Was it a boring race because of the Bahrain circuit?

In all likelihood, yes. As Button pointed out, a new "Mickey Mouse" part of the track – mainly second- and third-gear stuff – was far too bumpy and made overtaking impossible. It broke up the flow of the lap, making overtaking harder than ever.

So will the racing be better this weekend because of the layout of Melbourne's Albert Park?

Hopefully, yes. This is a faster track which requires less downforce, so speeds will be higher, and there are one or two places where overtaking is possible because drivers can get a sound run on each other and squeak by under braking.

Will there be more overtaking this season than last?

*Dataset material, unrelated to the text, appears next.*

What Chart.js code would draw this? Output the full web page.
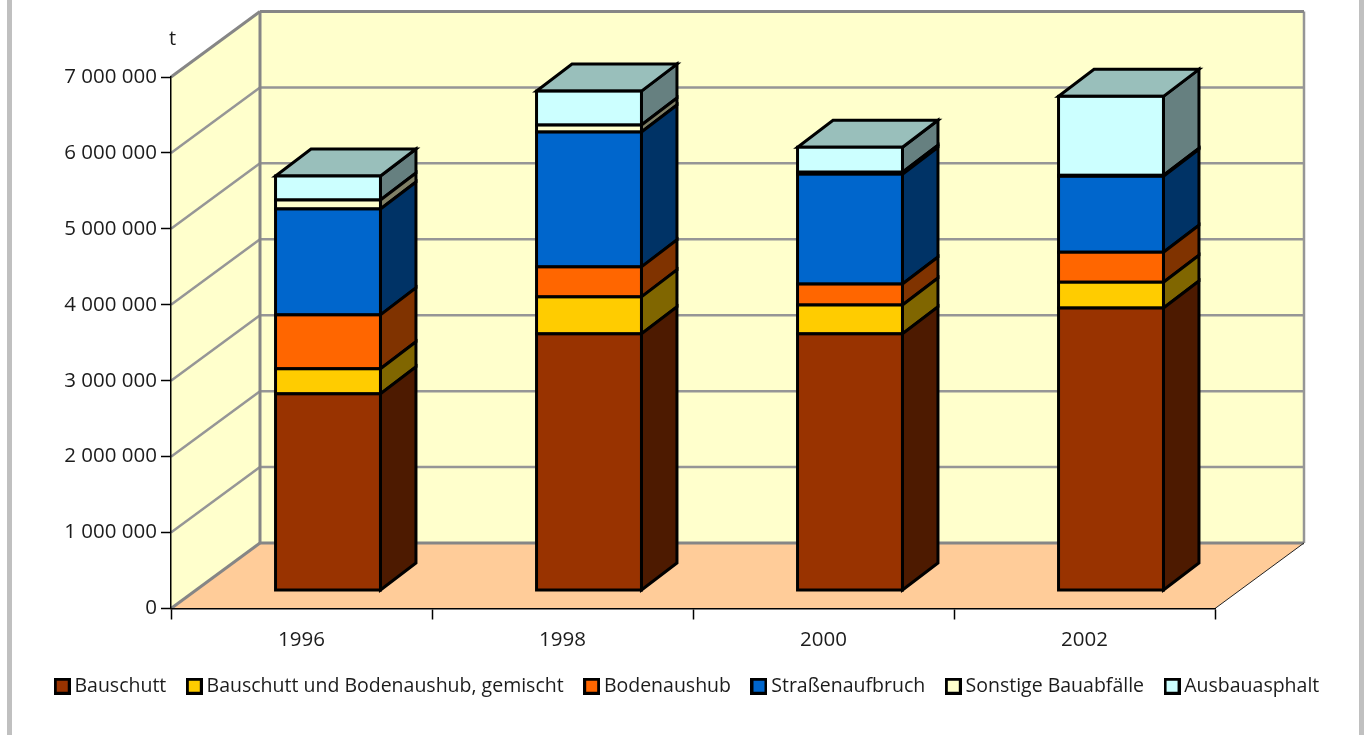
<!DOCTYPE html>
<html lang="de">
<head>
<meta charset="utf-8">
<title>Bauabfälle</title>
<style>
html,body{margin:0;padding:0;background:#fff;overflow:hidden}
#wrap{position:relative;width:1364px;height:735px}
canvas{position:absolute;left:0;top:0}
.rail{position:absolute;top:0;height:735px;background:#c0c0c0}
</style>
<script src="https://cdn.jsdelivr.net/npm/chart.js@4"></script>
</head>
<body>
<div id="wrap">
<div class="rail" style="left:7px;width:5px"></div>
<div class="rail" style="left:1359px;width:5px"></div>
<canvas id="c" width="1364" height="735"></canvas>
</div>
<script>
const years = ['1996','1998','2000','2002'];
const bauschutt = [2590000,3380000,3380000,3720000];
const gemischt  = [330000,487000,380000,340000];
const bodenaushub = [710000,395000,276000,395000];
const strassenaufbruch = [1395000,1776000,1447000,1000000];
const sonstige = [118000,92000,26000,13000];
const ausbauasphalt = [316000,447000,329000,1040000];
const seriesNames = ['Bauschutt','Bauschutt und Bodenaushub, gemischt','Bodenaushub','Straßenaufbruch','Sonstige Bauabfälle','Ausbauasphalt'];
const seriesValues = [bauschutt,gemischt,bodenaushub,strassenaufbruch,sonstige,ausbauasphalt];
const frontColors = ['#993300','#FFCC00','#FF6600','#0066CC','#FFFFCC','#CCFFFF'];
const sideColors  = ['#4D1A00','#806600','#803300','#003366','#808066','#668080'];
const topColor = '#99BFBB';
const FONT = '"Open Sans"';
const TEXT = '#1c1c1c';
const WALL_DX = 89, WALL_DY = -65.5;
const BAR_TX = 26.5, BAR_TY = -18;
const BAR_DX = 35.5, BAR_DY = -27;

function swatch(color){
  const c = document.createElement('canvas'); c.width = 17; c.height = 17;
  const g = c.getContext('2d');
  g.fillStyle = '#000'; g.fillRect(0,0,17,17);
  g.fillStyle = color; g.fillRect(3,3,11,11);
  return c;
}
const swatches = frontColors.map(swatch);

function poly(ctx, pts){
  ctx.beginPath();
  pts.forEach((p,i)=> i ? ctx.lineTo(p[0],p[1]) : ctx.moveTo(p[0],p[1]));
  ctx.closePath();
}
function seg(ctx,x1,y1,x2,y2,color,w){
  ctx.strokeStyle = color; ctx.lineWidth = w;
  ctx.beginPath(); ctx.moveTo(x1,y1); ctx.lineTo(x2,y2); ctx.stroke();
}

const box3d = {
  id:'box3d',
  beforeDraw(chart){
    const {ctx, chartArea:a, scales:{y}} = chart;
    const dx = WALL_DX, dy = WALL_DY;
    ctx.save();
    ctx.fillStyle = '#FFFFCC';
    poly(ctx,[[a.left,a.top],[a.left+dx,a.top+dy],[a.left+dx,a.bottom+dy],[a.left,a.bottom]]); ctx.fill();
    ctx.fillRect(a.left+dx,a.top+dy,a.right-a.left,a.bottom-a.top);
    ctx.fillStyle = '#FFCC99';
    poly(ctx,[[a.left,a.bottom],[a.left+dx,a.bottom+dy],[a.right+dx,a.bottom+dy],[a.right,a.bottom]]); ctx.fill();
    y.ticks.forEach(t=>{
      const py = y.getPixelForValue(t.value);
      if (t.value===0 || t.value===y.max) return;
      seg(ctx,a.left,py,a.left+dx,py+dy,'#969696',2.5);
      seg(ctx,a.left+dx,py+dy,a.right+dx,py+dy,'#969696',2.5);
    });
    seg(ctx,a.right+dx,a.top+dy,a.right+dx,a.bottom+dy,'#969696',2.5);
    seg(ctx,a.left,a.top,a.left+dx,a.top+dy,'#868686',3);
    seg(ctx,a.left+dx,a.top+dy,a.right+dx,a.top+dy,'#868686',3);
    seg(ctx,a.left,a.bottom,a.left+dx,a.bottom+dy,'#868686',3);
    seg(ctx,a.left+dx,a.bottom+dy,a.right+dx,a.bottom+dy,'#868686',3);
    seg(ctx,a.left+dx,a.top+dy,a.left+dx,a.bottom+dy,'#868686',3);
    seg(ctx,a.right,a.bottom,a.right+dx,a.bottom+dy,'#222',1);
    ctx.restore();
  },
  beforeDatasetDraw(chart,args){
    const {ctx} = chart;
    const i = args.index, meta = args.meta;
    ctx.save();
    ctx.translate(BAR_TX,BAR_TY);
    ctx.lineJoin = 'miter'; ctx.lineWidth = 3; ctx.strokeStyle = '#000';
    meta.data.forEach(el=>{
      const p = el.getProps(['x','y','base','width'],true);
      const R = p.x+p.width/2, L = p.x-p.width/2;
      ctx.fillStyle = sideColors[i];
      poly(ctx,[[R,p.base],[R+BAR_DX,p.base+BAR_DY],[R+BAR_DX,p.y+BAR_DY],[R,p.y]]);
      ctx.fill(); ctx.stroke();
      if (i===seriesValues.length-1){
        ctx.fillStyle = topColor;
        poly(ctx,[[L,p.y],[R,p.y],[R+BAR_DX,p.y+BAR_DY],[L+BAR_DX,p.y+BAR_DY]]);
        ctx.fill(); ctx.stroke();
      }
    });
  },
  afterDatasetDraw(chart,args){
    const {ctx} = chart;
    ctx.lineWidth = 3; ctx.strokeStyle = '#000';
    args.meta.data.forEach(el=>{
      const p = el.getProps(['x','y','base','width'],true);
      ctx.strokeRect(p.x-p.width/2,p.y,p.width,p.base-p.y);
    });
    ctx.restore();
  },
  afterDraw(chart){
    const {ctx} = chart;
    ctx.save();
    ctx.fillStyle = TEXT; ctx.font = '20px '+FONT;
    ctx.textAlign = 'left'; ctx.textBaseline = 'alphabetic';
    ctx.fillText('t',169,45);
    ctx.restore();
  }
};

new Chart(document.getElementById('c'),{
  type:'bar',
  data:{
    labels:years,
    datasets:seriesNames.map((n,i)=>({
      label:n,
      data:seriesValues[i],
      backgroundColor:frontColors[i],
      borderWidth:0,
      inflateAmount:0,
      clip:false,
      barPercentage:0.402,
      categoryPercentage:1
    }))
  },
  plugins:[box3d],
  options:{
    responsive:false,
    animation:false,
    events:[],
    layout:{padding:{left:15,right:0,top:77,bottom:29}},
    plugins:{
      tooltip:{enabled:false},
      title:{display:false},
      legend:{
        position:'bottom',
        labels:{
          usePointStyle:true,
          boxWidth:5,
          boxHeight:14,
          padding:25.5,
          color:TEXT,
          font:{family:FONT,size:19.5},
          generateLabels(chart){
            const base = Chart.defaults.plugins.legend.labels.generateLabels(chart);
            base.forEach((l,i)=>{ l.pointStyle = swatches[i]; });
            return base;
          }
        }
      }
    },
    scales:{
      x:{
        stacked:true,
        afterFit(s){ s.height = 42.5; },
        grid:{drawOnChartArea:false,tickLength:11,tickColor:c=>c.index===years.length?'#868686':'#000',tickWidth:1.5},
        border:{color:'#000',width:1.5},
        ticks:{color:TEXT,font:{family:FONT,size:20.5},padding:8,maxRotation:0}
      },
      y:{
        stacked:true,
        min:0,max:7000000,
        afterFit(s){ s.width = 156; },
        grid:{drawOnChartArea:false,tickLength:10,tickColor:'#000',tickWidth:1.5},
        border:{color:'#000',width:1.5},
        ticks:{
          stepSize:1000000,
          color:TEXT,
          font:{family:FONT,size:20.5},
          padding:4,
          callback:v=>String(v).replace(/\B(?=(\d{3})+$)/g,' ')
        }
      },
      spacer:{
        position:'right',
        display:true,
        afterFit(s){ s.width = 149; },
        grid:{display:false},
        border:{display:false},
        ticks:{display:false}
      }
    }
  }
});
</script>
</body>
</html>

Ferrari's Felipe Massa does not think so. The cars are now so aerodynamically efficient, and depend on clean air flow so much, that getting close to the car in front becomes tricky. "Whenever you follow another car you still lose a lot of grip," says Massa, "even with the adjustable front wing we got from last year which is supposed to give you more front-end grip but which can actually make the back end light so that in some situations, so you might be more likely to spin when following another car really closely.

"With the greater fuel load you also lose a lot of grip because it's very hard on the tyres. So I am not at all sure that we are going to see more overtaking in Formula One this season."

Will overtaking be more a matter of waiting for pit stops or hoping that other cars are unreliable?

Hamilton thinks there is still some scope for the bold opening-corner, moves such as the one with which he began his F1 career in Australia in 2007 by diving ahead of his McLaren team-mate Alonso. But the 2008 world champion acknowledges that he would need a bigger slice of luck to pull that off again because of the significantly heavier fuel loads at the start.

McLaren showed in Bahrain that you can still make up places with slick pit stops, their quick work getting Button ahead of Webber and Hamilton ahead of Rosberg.

Would making two tyre stops mandatory spice up the action?

There is talk of making two pit stops compulsory, but there are also serious doubts that such a rule would make the action more exciting.

"It's a difficult question to answer," Alonso says. "Personally I don't feel that two stops will make any difference. I think things would stay the same. Qualifying with no fuel puts the fastest car at the front, so there is likely to be less overtaking in the race, right? I think the difference would have to be being creative with your strategy to change the order determined by the grid."

Should F1's leaders be taking panic measures to make things better?

No. Bahrain was just one race, and though many drivers were frustrated by their inability to overtake there, few want to see immediate change.

"I don't agree with people who say the race was boring," Alonso says. "I watched the DVD of the race afterwards and it didn't look boring to me. You had the Red Bull fighting the two Ferraris, Lewis chasing Vettel. We have to wait and see how the new rules really impact on the racing, on all types of circuit. We need to be calm. To those people who want extra, I say either wait or else consider watching something other than F1."